- [Work instructions]: With the images removed, repeat the data below exactly.

..........

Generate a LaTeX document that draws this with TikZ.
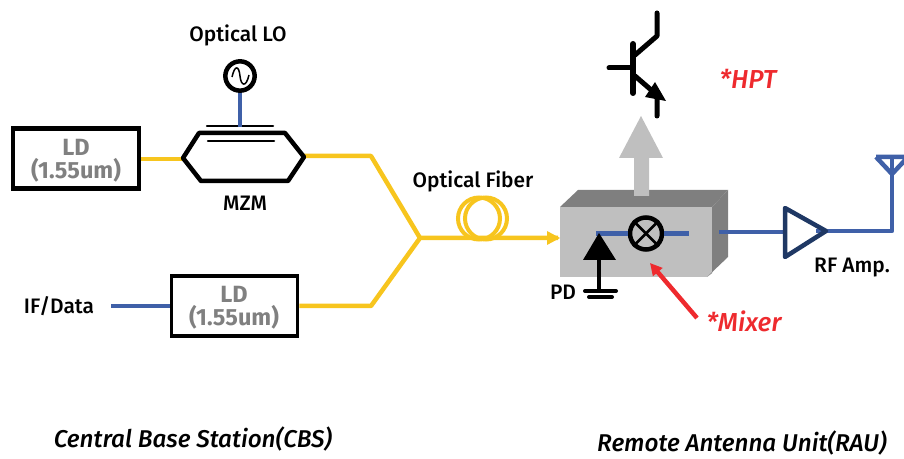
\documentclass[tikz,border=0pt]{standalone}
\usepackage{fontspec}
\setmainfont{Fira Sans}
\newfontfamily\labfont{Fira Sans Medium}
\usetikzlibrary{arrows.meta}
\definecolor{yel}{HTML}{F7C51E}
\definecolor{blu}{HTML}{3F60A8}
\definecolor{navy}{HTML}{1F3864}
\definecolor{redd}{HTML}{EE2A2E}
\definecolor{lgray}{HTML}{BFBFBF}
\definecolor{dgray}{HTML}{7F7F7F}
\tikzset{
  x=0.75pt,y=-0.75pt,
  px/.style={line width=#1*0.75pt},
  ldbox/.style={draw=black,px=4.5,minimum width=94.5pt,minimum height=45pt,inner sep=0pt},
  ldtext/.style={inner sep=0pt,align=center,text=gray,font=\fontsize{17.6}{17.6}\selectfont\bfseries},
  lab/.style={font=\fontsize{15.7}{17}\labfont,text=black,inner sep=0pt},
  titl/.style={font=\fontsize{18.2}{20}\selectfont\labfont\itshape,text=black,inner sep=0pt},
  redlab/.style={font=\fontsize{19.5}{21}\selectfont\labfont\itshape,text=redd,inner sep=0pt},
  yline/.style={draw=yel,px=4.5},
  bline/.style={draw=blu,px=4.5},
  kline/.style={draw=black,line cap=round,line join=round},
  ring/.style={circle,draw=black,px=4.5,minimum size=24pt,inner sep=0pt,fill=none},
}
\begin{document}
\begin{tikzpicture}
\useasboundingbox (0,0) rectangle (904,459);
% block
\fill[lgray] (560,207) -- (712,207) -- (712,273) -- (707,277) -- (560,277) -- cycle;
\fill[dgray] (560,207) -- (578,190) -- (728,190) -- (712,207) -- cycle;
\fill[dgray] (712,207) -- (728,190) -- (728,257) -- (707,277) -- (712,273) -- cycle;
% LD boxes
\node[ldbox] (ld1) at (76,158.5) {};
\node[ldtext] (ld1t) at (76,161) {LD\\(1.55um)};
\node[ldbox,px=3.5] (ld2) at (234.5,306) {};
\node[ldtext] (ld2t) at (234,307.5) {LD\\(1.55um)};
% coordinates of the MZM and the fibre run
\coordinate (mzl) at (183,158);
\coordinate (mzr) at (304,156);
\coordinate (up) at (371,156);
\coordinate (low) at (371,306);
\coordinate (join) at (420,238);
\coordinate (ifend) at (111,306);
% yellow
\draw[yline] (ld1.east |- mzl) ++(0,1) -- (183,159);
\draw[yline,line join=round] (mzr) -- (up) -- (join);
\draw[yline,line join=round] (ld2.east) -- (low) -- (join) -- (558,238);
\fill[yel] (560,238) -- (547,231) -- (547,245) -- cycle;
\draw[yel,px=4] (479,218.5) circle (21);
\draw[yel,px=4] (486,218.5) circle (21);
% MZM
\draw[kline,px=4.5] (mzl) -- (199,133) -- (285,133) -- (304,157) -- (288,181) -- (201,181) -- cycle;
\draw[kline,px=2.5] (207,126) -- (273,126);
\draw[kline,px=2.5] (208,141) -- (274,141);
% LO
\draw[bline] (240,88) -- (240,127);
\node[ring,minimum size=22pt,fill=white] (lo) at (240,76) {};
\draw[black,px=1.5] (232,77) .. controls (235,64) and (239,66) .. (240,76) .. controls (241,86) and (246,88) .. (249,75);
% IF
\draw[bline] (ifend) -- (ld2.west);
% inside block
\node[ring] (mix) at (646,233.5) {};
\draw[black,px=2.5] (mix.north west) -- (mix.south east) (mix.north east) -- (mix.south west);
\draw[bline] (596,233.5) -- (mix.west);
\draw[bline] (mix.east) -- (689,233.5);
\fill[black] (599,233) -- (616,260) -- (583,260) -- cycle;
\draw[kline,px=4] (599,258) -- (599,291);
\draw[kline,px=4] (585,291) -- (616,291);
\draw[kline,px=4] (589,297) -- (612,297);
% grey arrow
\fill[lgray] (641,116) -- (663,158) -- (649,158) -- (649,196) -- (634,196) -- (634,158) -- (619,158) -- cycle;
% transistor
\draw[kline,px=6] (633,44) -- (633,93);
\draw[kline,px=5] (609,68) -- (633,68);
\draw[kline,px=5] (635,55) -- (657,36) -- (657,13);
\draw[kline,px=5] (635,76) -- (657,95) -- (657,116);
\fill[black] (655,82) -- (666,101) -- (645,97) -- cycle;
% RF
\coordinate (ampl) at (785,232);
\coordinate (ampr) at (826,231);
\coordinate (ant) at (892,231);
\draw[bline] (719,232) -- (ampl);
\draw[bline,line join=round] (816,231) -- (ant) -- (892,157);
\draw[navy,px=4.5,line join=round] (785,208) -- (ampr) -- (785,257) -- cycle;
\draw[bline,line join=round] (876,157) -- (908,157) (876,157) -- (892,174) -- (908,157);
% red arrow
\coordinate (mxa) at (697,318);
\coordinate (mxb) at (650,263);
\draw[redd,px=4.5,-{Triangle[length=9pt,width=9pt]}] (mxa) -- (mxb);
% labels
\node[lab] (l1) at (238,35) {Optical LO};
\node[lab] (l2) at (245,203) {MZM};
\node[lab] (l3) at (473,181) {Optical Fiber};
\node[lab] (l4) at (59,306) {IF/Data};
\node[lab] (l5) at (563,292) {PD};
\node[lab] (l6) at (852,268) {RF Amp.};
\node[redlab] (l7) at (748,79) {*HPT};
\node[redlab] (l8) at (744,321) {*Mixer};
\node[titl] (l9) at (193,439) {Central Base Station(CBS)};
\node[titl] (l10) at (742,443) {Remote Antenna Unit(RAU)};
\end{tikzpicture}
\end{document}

..........

- [Full output]:
Generate a LaTeX document that draws this with TikZ.
\documentclass[tikz,border=0pt]{standalone}
\usepackage{fontspec}
\setmainfont{Fira Sans}
\newfontfamily\labfont{Fira Sans Medium}
\usetikzlibrary{arrows.meta}
\definecolor{yel}{HTML}{F7C51E}
\definecolor{blu}{HTML}{3F60A8}
\definecolor{navy}{HTML}{1F3864}
\definecolor{redd}{HTML}{EE2A2E}
\definecolor{lgray}{HTML}{BFBFBF}
\definecolor{dgray}{HTML}{7F7F7F}
\tikzset{
  x=0.75pt,y=-0.75pt,
  px/.style={line width=#1*0.75pt},
  ldbox/.style={draw=black,px=4.5,minimum width=94.5pt,minimum height=45pt,inner sep=0pt},
  ldtext/.style={inner sep=0pt,align=center,text=gray,font=\fontsize{17.6}{17.6}\selectfont\bfseries},
  lab/.style={font=\fontsize{15.7}{17}\labfont,text=black,inner sep=0pt},
  titl/.style={font=\fontsize{18.2}{20}\selectfont\labfont\itshape,text=black,inner sep=0pt},
  redlab/.style={font=\fontsize{19.5}{21}\selectfont\labfont\itshape,text=redd,inner sep=0pt},
  yline/.style={draw=yel,px=4.5},
  bline/.style={draw=blu,px=4.5},
  kline/.style={draw=black,line cap=round,line join=round},
  ring/.style={circle,draw=black,px=4.5,minimum size=24pt,inner sep=0pt,fill=none},
}
\begin{document}
\begin{tikzpicture}
\useasboundingbox (0,0) rectangle (904,459);
% block
\fill[lgray] (560,207) -- (712,207) -- (712,273) -- (707,277) -- (560,277) -- cycle;
\fill[dgray] (560,207) -- (578,190) -- (728,190) -- (712,207) -- cycle;
\fill[dgray] (712,207) -- (728,190) -- (728,257) -- (707,277) -- (712,273) -- cycle;
% LD boxes
\node[ldbox] (ld1) at (76,158.5) {};
\node[ldtext] (ld1t) at (76,161) {LD\\(1.55um)};
\node[ldbox,px=3.5] (ld2) at (234.5,306) {};
\node[ldtext] (ld2t) at (234,307.5) {LD\\(1.55um)};
% coordinates of the MZM and the fibre run
\coordinate (mzl) at (183,158);
\coordinate (mzr) at (304,156);
\coordinate (up) at (371,156);
\coordinate (low) at (371,306);
\coordinate (join) at (420,238);
\coordinate (ifend) at (111,306);
% yellow
\draw[yline] (ld1.east |- mzl) ++(0,1) -- (183,159);
\draw[yline,line join=round] (mzr) -- (up) -- (join);
\draw[yline,line join=round] (ld2.east) -- (low) -- (join) -- (558,238);
\fill[yel] (560,238) -- (547,231) -- (547,245) -- cycle;
\draw[yel,px=4] (479,218.5) circle (21);
\draw[yel,px=4] (486,218.5) circle (21);
% MZM
\draw[kline,px=4.5] (mzl) -- (199,133) -- (285,133) -- (304,157) -- (288,181) -- (201,181) -- cycle;
\draw[kline,px=2.5] (207,126) -- (273,126);
\draw[kline,px=2.5] (208,141) -- (274,141);
% LO
\draw[bline] (240,88) -- (240,127);
\node[ring,minimum size=22pt,fill=white] (lo) at (240,76) {};
\draw[black,px=1.5] (232,77) .. controls (235,64) and (239,66) .. (240,76) .. controls (241,86) and (246,88) .. (249,75);
% IF
\draw[bline] (ifend) -- (ld2.west);
% inside block
\node[ring] (mix) at (646,233.5) {};
\draw[black,px=2.5] (mix.north west) -- (mix.south east) (mix.north east) -- (mix.south west);
\draw[bline] (596,233.5) -- (mix.west);
\draw[bline] (mix.east) -- (689,233.5);
\fill[black] (599,233) -- (616,260) -- (583,260) -- cycle;
\draw[kline,px=4] (599,258) -- (599,291);
\draw[kline,px=4] (585,291) -- (616,291);
\draw[kline,px=4] (589,297) -- (612,297);
% grey arrow
\fill[lgray] (641,116) -- (663,158) -- (649,158) -- (649,196) -- (634,196) -- (634,158) -- (619,158) -- cycle;
% transistor
\draw[kline,px=6] (633,44) -- (633,93);
\draw[kline,px=5] (609,68) -- (633,68);
\draw[kline,px=5] (635,55) -- (657,36) -- (657,13);
\draw[kline,px=5] (635,76) -- (657,95) -- (657,116);
\fill[black] (655,82) -- (666,101) -- (645,97) -- cycle;
% RF
\coordinate (ampl) at (785,232);
\coordinate (ampr) at (826,231);
\coordinate (ant) at (892,231);
\draw[bline] (719,232) -- (ampl);
\draw[bline,line join=round] (816,231) -- (ant) -- (892,157);
\draw[navy,px=4.5,line join=round] (785,208) -- (ampr) -- (785,257) -- cycle;
\draw[bline,line join=round] (876,157) -- (908,157) (876,157) -- (892,174) -- (908,157);
% red arrow
\coordinate (mxa) at (697,318);
\coordinate (mxb) at (650,263);
\draw[redd,px=4.5,-{Triangle[length=9pt,width=9pt]}] (mxa) -- (mxb);
% labels
\node[lab] (l1) at (238,35) {Optical LO};
\node[lab] (l2) at (245,203) {MZM};
\node[lab] (l3) at (473,181) {Optical Fiber};
\node[lab] (l4) at (59,306) {IF/Data};
\node[lab] (l5) at (563,292) {PD};
\node[lab] (l6) at (852,268) {RF Amp.};
\node[redlab] (l7) at (748,79) {*HPT};
\node[redlab] (l8) at (744,321) {*Mixer};
\node[titl] (l9) at (193,439) {Central Base Station(CBS)};
\node[titl] (l10) at (742,443) {Remote Antenna Unit(RAU)};
\end{tikzpicture}
\end{document}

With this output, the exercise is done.